--- Start of DATA EXTRACT ---

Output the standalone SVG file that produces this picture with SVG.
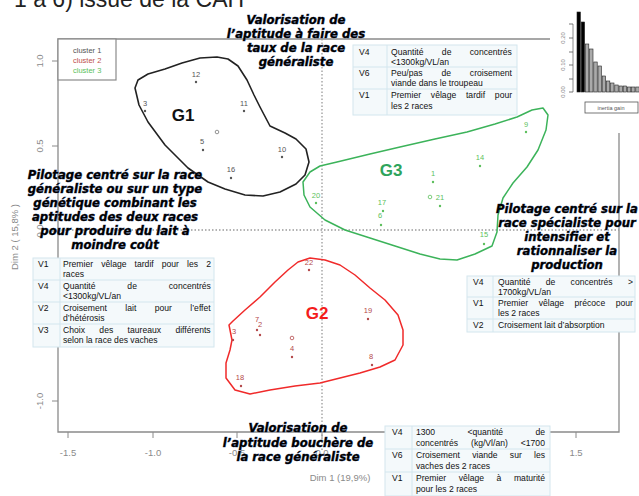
<svg xmlns="http://www.w3.org/2000/svg" width="639" height="496" viewBox="0 0 639 496">
<defs>
<style>
.ax{stroke:#8a8a8a;stroke-width:1.3;fill:none}
.tk{stroke:#8a8a8a;stroke-width:1}
.al{font-family:"Liberation Sans",Arial,sans-serif;font-size:9.5px;fill:#8a8a8a}
.guide{stroke:#9a9a9a;stroke-width:1.3;stroke-dasharray:1.5 2;fill:none}
.num{font-family:"Liberation Sans",Arial,sans-serif;font-size:7.5px;text-anchor:middle}
.c1 .num,.c1 .pt{fill:#555}
.c2 .num,.c2 .pt{fill:#b4484a}
.c3 .num,.c3 .pt{fill:#5cbf5c}
.cen{fill:none;stroke-width:0.8}
.head{font-family:"DejaVu Sans",Verdana,sans-serif;font-size:11.7px;font-weight:bold;font-style:italic;fill:#000;stroke:#233d7a;stroke-width:0.5;paint-order:stroke;text-anchor:middle}
.tb{fill:#f4f9fb;stroke:#d3e6ee;stroke-width:1}
.tl{stroke:#d3e6ee;stroke-width:1}
.tt{font-family:"Liberation Sans",Arial,sans-serif;font-size:8.6px;fill:#111}
.glab{font-family:"Liberation Sans",Arial,sans-serif;font-size:17px;font-weight:bold}
</style>
</defs>
<rect width="639" height="496" fill="#fff"/>
<text x="14" y="7" font-family="Liberation Sans,Arial,sans-serif" font-size="23" fill="#222">1 à 6) issue de la CAH</text>

<g id="axes">
<polyline class="ax" points="550,39 58,39 58,432 619,432 619,133"/>
<line class="tk" x1="52" y1="61" x2="58" y2="61"/>
<line class="tk" x1="52" y1="146" x2="58" y2="146"/>
<line class="tk" x1="52" y1="231" x2="58" y2="231"/>
<line class="tk" x1="52" y1="316" x2="58" y2="316"/>
<line class="tk" x1="52" y1="401" x2="58" y2="401"/>
<text class="al" transform="translate(43,61) rotate(-90)" text-anchor="middle">1.0</text>
<text class="al" transform="translate(43,146) rotate(-90)" text-anchor="middle">0.5</text>
<text class="al" transform="translate(43,231) rotate(-90)" text-anchor="middle">0.0</text>
<text class="al" transform="translate(43,401) rotate(-90)" text-anchor="middle">-1.0</text>
<line class="tk" x1="68" y1="432" x2="68" y2="438"/>
<line class="tk" x1="153" y1="432" x2="153" y2="438"/>
<line class="tk" x1="237" y1="432" x2="237" y2="438"/>
<line class="tk" x1="322" y1="432" x2="322" y2="438"/>
<line class="tk" x1="576" y1="432" x2="576" y2="438"/>
<text class="al" x="68" y="456" text-anchor="middle">-1.5</text>
<text class="al" x="153" y="456" text-anchor="middle">-1.0</text>
<text class="al" x="237" y="456" text-anchor="middle">-0.5</text>
<text class="al" x="322" y="456" text-anchor="middle">0.0</text>
<text class="al" x="576" y="456" text-anchor="middle">1.5</text>
<text class="al" x="340" y="481" text-anchor="middle">Dim 1 (19,9%)</text>
<text class="al" transform="translate(18,237) rotate(-90)" text-anchor="middle">Dim 2 ( 15,8% )</text>
</g>

<g id="guides">
<line class="guide" x1="322" y1="39" x2="322" y2="450"/>
<line class="guide" x1="58" y1="230" x2="619" y2="230"/>
</g>

<g id="legend">
<rect x="58" y="39" width="58" height="41" fill="#fff" stroke="#8a8a8a" stroke-width="1.2"/>
<text x="73" y="53" font-family="Liberation Sans,Arial,sans-serif" font-size="7.5" fill="#555">cluster 1</text>
<text x="73" y="63" font-family="Liberation Sans,Arial,sans-serif" font-size="7.5" fill="#c0504d">cluster 2</text>
<text x="73" y="73" font-family="Liberation Sans,Arial,sans-serif" font-size="7.5" fill="#5cbf5c">cluster 3</text>
</g>

<g id="G1" class="c1">
<polygon points="200,58 217,57 228,59 238,66 247,80 254,95 260,107 270,126 285,133 296,139 306,149 309,162 305,175 296,184 280,192 263,196 245,195 225,189 208,182 188,168 165,145 148,122 139,105 135,88 138,80 148,74 165,69 182,63" fill="none" stroke="#222" stroke-width="1.6" stroke-linejoin="round"/>
<text class="glab" x="183" y="121" text-anchor="middle" fill="#111">G1</text>
<text class="num" x="196" y="77">12</text><circle class="pt" cx="196" cy="82" r="1.2"/>
<text class="num" x="145" y="106">3</text><circle class="pt" cx="145" cy="111" r="1.2"/>
<text class="num" x="244" y="106">11</text><circle class="pt" cx="244" cy="111" r="1.2"/>
<text class="num" x="202" y="144">5</text><circle class="pt" cx="203" cy="150" r="1.2"/>
<text class="num" x="282" y="152">10</text><circle class="pt" cx="282" cy="157" r="1.2"/>
<text class="num" x="231" y="172">16</text><circle class="pt" cx="231" cy="178" r="1.2"/>
<circle class="cen" cx="217" cy="132" r="1.8" stroke="#777"/>
</g>

<g id="G3" class="c3">
<polygon points="303,182 310,172 320,166 337,162 370,154 400,147 435,139 467,132 495,124 517,117 532,110 543,108 548,115 546,130 538,150 527,167 513,183 503,198 498,215 497,232 492,246 475,254 457,260 440,259 420,254 395,246 370,238 345,230 325,220 310,207 304,195" fill="none" stroke="#3cb35a" stroke-width="1.5" stroke-linejoin="round"/>
<text class="glab" x="391" y="176" text-anchor="middle" fill="#2ea45c">G3</text>
<text class="num" x="526" y="127">9</text><circle class="pt" cx="526" cy="132" r="1.2"/>
<text class="num" x="480" y="160">14</text><circle class="pt" cx="480" cy="166" r="1.2"/>
<text class="num" x="433" y="176">1</text><circle class="pt" cx="433" cy="182" r="1.2"/>
<text class="num" x="440" y="200">21</text><circle class="pt" cx="440" cy="206" r="1.2"/>
<circle class="cen" cx="430" cy="197" r="1.8" stroke="#5cbf5c"/>
<text class="num" x="316" y="198">20</text><circle class="pt" cx="316" cy="203" r="1.2"/>
<text class="num" x="382" y="205">17</text><circle class="pt" cx="383" cy="211" r="1.2"/>
<text class="num" x="380" y="218">6</text><circle class="pt" cx="381" cy="225" r="1.2"/>
<text class="num" x="484" y="237">15</text><circle class="pt" cx="484" cy="244" r="1.2"/>
</g>

<g id="G2" class="c2">
<polygon points="298,262 310,258 325,260 340,265 355,275 370,288 385,300 398,315 403,330 403,345 395,360 380,367 360,373 340,378 320,383 295,386 270,390 250,394 235,390 226,378 226,363 230,350 232,340 229,325 233,321 245,310 260,297 275,282 288,270" fill="none" stroke="#f02a2a" stroke-width="1.5" stroke-linejoin="round"/>
<text class="glab" x="317" y="319" text-anchor="middle" fill="#f41c1c">G2</text>
<text class="num" x="309" y="265">22</text><circle class="pt" cx="309" cy="270" r="1.2"/>
<text class="num" x="368" y="313">19</text><circle class="pt" cx="368" cy="319" r="1.2"/>
<text class="num" x="257" y="322">7</text><circle class="pt" cx="257" cy="330" r="1.2"/>
<text class="num" x="260" y="327">2</text><circle class="pt" cx="260" cy="335" r="1.2"/>
<text class="num" x="234" y="334">3</text><circle class="pt" cx="233" cy="340" r="1.2"/>
<circle class="cen" cx="292" cy="338" r="1.8" stroke="#b4484a"/>
<text class="num" x="292" y="351">4</text><circle class="pt" cx="292" cy="357" r="1.2"/>
<text class="num" x="371" y="359">8</text><circle class="pt" cx="372" cy="365" r="1.2"/>
<text class="num" x="240" y="380">18</text><circle class="pt" cx="241" cy="386" r="1.2"/>
</g>

<g id="inertia">
<rect x="551" y="0" width="88" height="132" fill="#fff"/>
<line class="tk" x1="573" y1="24" x2="573" y2="92" stroke="#555"/>
<g stroke="#555" stroke-width="0.8">
<line x1="569" y1="24" x2="573" y2="24"/><line x1="569" y1="38" x2="573" y2="38"/><line x1="569" y1="52" x2="573" y2="52"/><line x1="569" y1="65" x2="573" y2="65"/><line x1="569" y1="79" x2="573" y2="79"/><line x1="569" y1="92" x2="573" y2="92"/>
</g>
<g font-family="Liberation Sans,Arial,sans-serif" font-size="6" fill="#888" text-anchor="middle">
<text transform="translate(565,38) rotate(-90)">0.20</text>
<text transform="translate(565,65) rotate(-90)">0.10</text>
<text transform="translate(565,92) rotate(-90)">0.00</text>
</g>
<g stroke="#222" stroke-width="0.6">
<rect x="577" y="12" width="3.4" height="80" fill="#000"/>
<rect x="581.2" y="22" width="3.4" height="70" fill="#000"/>
<rect x="585.4" y="44" width="3.4" height="48" fill="#aaa"/>
<rect x="589.6" y="49" width="3.4" height="43" fill="#aaa"/>
<rect x="593.8" y="62" width="3.4" height="30" fill="#aaa"/>
<rect x="598" y="66" width="3.4" height="26" fill="#aaa"/>
<rect x="602.2" y="76" width="3.4" height="16" fill="#aaa"/>
<rect x="606.4" y="81" width="3.4" height="11" fill="#aaa"/>
<rect x="610.6" y="83" width="3.4" height="9" fill="#aaa"/>
<rect x="614.8" y="85" width="3.4" height="7" fill="#aaa"/>
<rect x="619" y="86" width="3.4" height="6" fill="#aaa"/>
<rect x="623.2" y="86" width="3.4" height="6" fill="#aaa"/>
<rect x="627.4" y="87" width="3.4" height="5" fill="#aaa"/>
<rect x="631.6" y="87" width="3.4" height="5" fill="#aaa"/>
<rect x="635.8" y="87" width="3.4" height="5" fill="#aaa"/>
</g>
<rect x="585" y="102" width="53" height="11" fill="#fff" stroke="#555" stroke-width="0.8"/>
<text x="611" y="110" font-family="Liberation Sans,Arial,sans-serif" font-size="5.5" fill="#555" text-anchor="middle">inertia gain</text>
</g>

<g id="text-top">
<text class="head" x="296" y="24">Valorisation de</text>
<text class="head" x="296" y="38">l’aptitude à faire des</text>
<text class="head" x="296" y="52">taux de la race</text>
<text class="head" x="296" y="66">généraliste</text>
</g>

<g id="table-top">
<rect class="tb" x="353" y="45" width="164" height="70"/>
<line class="tl" x1="353" y1="67" x2="517" y2="67"/>
<line class="tl" x1="353" y1="89" x2="517" y2="89"/>
<line class="tl" x1="387" y1="45" x2="387" y2="115"/>
<text class="tt" x="359" y="55">V4</text>
<text class="tt" x="391" y="55" word-spacing="16">Quantité de concentrés</text>
<text class="tt" x="391" y="65">&lt;1300kg/VL/an</text>
<text class="tt" x="359" y="76">V6</text>
<text class="tt" x="391" y="76" word-spacing="16.5">Peu/pas de croisement</text>
<text class="tt" x="391" y="86">viande dans le troupeau</text>
<text class="tt" x="359" y="98">V1</text>
<text class="tt" x="391" y="98" word-spacing="7.4">Premier vêlage tardif pour</text>
<text class="tt" x="391" y="109">les 2 races</text>
</g>

<g id="text-left">
<text class="head" x="115" y="179">Pilotage centré sur la race</text>
<text class="head" x="115" y="193">généraliste ou sur un type</text>
<text class="head" x="115" y="207">génétique combinant les</text>
<text class="head" x="115" y="221">aptitudes des deux races</text>
<text class="head" x="115" y="235">pour produire du lait à</text>
<text class="head" x="115" y="249">moindre coût</text>
</g>

<g id="table-left">
<rect class="tb" x="33" y="258" width="181" height="89"/>
<line class="tl" x1="33" y1="280" x2="214" y2="280"/>
<line class="tl" x1="33" y1="302" x2="214" y2="302"/>
<line class="tl" x1="33" y1="324" x2="214" y2="324"/>
<line class="tl" x1="60" y1="258" x2="60" y2="347"/>
<text class="tt" x="38" y="267">V1</text>
<text class="tt" x="63" y="267" word-spacing="5.7">Premier vêlage tardif pour les 2</text>
<text class="tt" x="63" y="277">races</text>
<text class="tt" x="38" y="289">V4</text>
<text class="tt" x="63" y="289" word-spacing="29.5">Quantité de concentrés</text>
<text class="tt" x="63" y="299">&lt;1300kg/VL/an</text>
<text class="tt" x="38" y="311">V2</text>
<text class="tt" x="63" y="311" word-spacing="16">Croisement lait pour l’effet</text>
<text class="tt" x="63" y="321">d’hétérosis</text>
<text class="tt" x="38" y="333">V3</text>
<text class="tt" x="63" y="333" word-spacing="12">Choix des taureaux différents</text>
<text class="tt" x="63" y="343">selon la race des vaches</text>
</g>

<g id="text-right">
<text class="head" x="567" y="213">Pilotage centré sur la</text>
<text class="head" x="567" y="227">race spécialiste pour</text>
<text class="head" x="567" y="241">intensifier et</text>
<text class="head" x="567" y="255">rationnaliser la</text>
<text class="head" x="567" y="269">production</text>
</g>

<g id="table-right">
<rect class="tb" x="467" y="276" width="168" height="56"/>
<line class="tl" x1="467" y1="297" x2="635" y2="297"/>
<line class="tl" x1="467" y1="319" x2="635" y2="319"/>
<line class="tl" x1="493" y1="276" x2="493" y2="332"/>
<text class="tt" x="473" y="285">V4</text>
<text class="tt" x="498" y="285" word-spacing="12.9">Quantité de concentrés &gt;</text>
<text class="tt" x="498" y="295">1700kg/VL/an</text>
<text class="tt" x="473" y="306">V1</text>
<text class="tt" x="498" y="306" word-spacing="8.2">Premier vêlage précoce pour</text>
<text class="tt" x="498" y="316">les 2 races</text>
<text class="tt" x="473" y="328">V2</text>
<text class="tt" x="498" y="328">Croisement lait d’absorption</text>
</g>

<g id="text-bottom">
<text class="head" x="298" y="432">Valorisation de</text>
<text class="head" x="298" y="447">l’aptitude bouchère de</text>
<text class="head" x="298" y="461">la race généraliste</text>
</g>

<g id="table-bottom">
<rect class="tb" x="385" y="426" width="165" height="70"/>
<line class="tl" x1="385" y1="449" x2="550" y2="449"/>
<line class="tl" x1="385" y1="472" x2="550" y2="472"/>
<line class="tl" x1="412" y1="426" x2="412" y2="496"/>
<text class="tt" x="392" y="435">V4</text>
<text class="tt" x="416" y="435" word-spacing="30">1300 &lt;quantité de</text>
<text class="tt" x="416" y="446" word-spacing="10.6">concentrés (kg/Vl/an) &lt;1700</text>
<text class="tt" x="392" y="458">V6</text>
<text class="tt" x="416" y="458" word-spacing="9.9">Croisement viande sur les</text>
<text class="tt" x="416" y="469">vaches des 2 races</text>
<text class="tt" x="392" y="481">V1</text>
<text class="tt" x="416" y="481" word-spacing="10.2">Premier vêlage à maturité</text>
<text class="tt" x="416" y="492">pour les 2 races</text>
</g>
</svg>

--- End of DATA EXTRACT ---

=== BRIEF ===
Without any pictures, reproduce the lines from the first one in the material through the line that has "de la CAH</text>", exactly as they appear.

=== ANSWER TO THIS TASK ===
Output the standalone SVG file that produces this picture with SVG.
<svg xmlns="http://www.w3.org/2000/svg" width="639" height="496" viewBox="0 0 639 496">
<defs>
<style>
.ax{stroke:#8a8a8a;stroke-width:1.3;fill:none}
.tk{stroke:#8a8a8a;stroke-width:1}
.al{font-family:"Liberation Sans",Arial,sans-serif;font-size:9.5px;fill:#8a8a8a}
.guide{stroke:#9a9a9a;stroke-width:1.3;stroke-dasharray:1.5 2;fill:none}
.num{font-family:"Liberation Sans",Arial,sans-serif;font-size:7.5px;text-anchor:middle}
.c1 .num,.c1 .pt{fill:#555}
.c2 .num,.c2 .pt{fill:#b4484a}
.c3 .num,.c3 .pt{fill:#5cbf5c}
.cen{fill:none;stroke-width:0.8}
.head{font-family:"DejaVu Sans",Verdana,sans-serif;font-size:11.7px;font-weight:bold;font-style:italic;fill:#000;stroke:#233d7a;stroke-width:0.5;paint-order:stroke;text-anchor:middle}
.tb{fill:#f4f9fb;stroke:#d3e6ee;stroke-width:1}
.tl{stroke:#d3e6ee;stroke-width:1}
.tt{font-family:"Liberation Sans",Arial,sans-serif;font-size:8.6px;fill:#111}
.glab{font-family:"Liberation Sans",Arial,sans-serif;font-size:17px;font-weight:bold}
</style>
</defs>
<rect width="639" height="496" fill="#fff"/>
<text x="14" y="7" font-family="Liberation Sans,Arial,sans-serif" font-size="23" fill="#222">1 à 6) issue de la CAH</text>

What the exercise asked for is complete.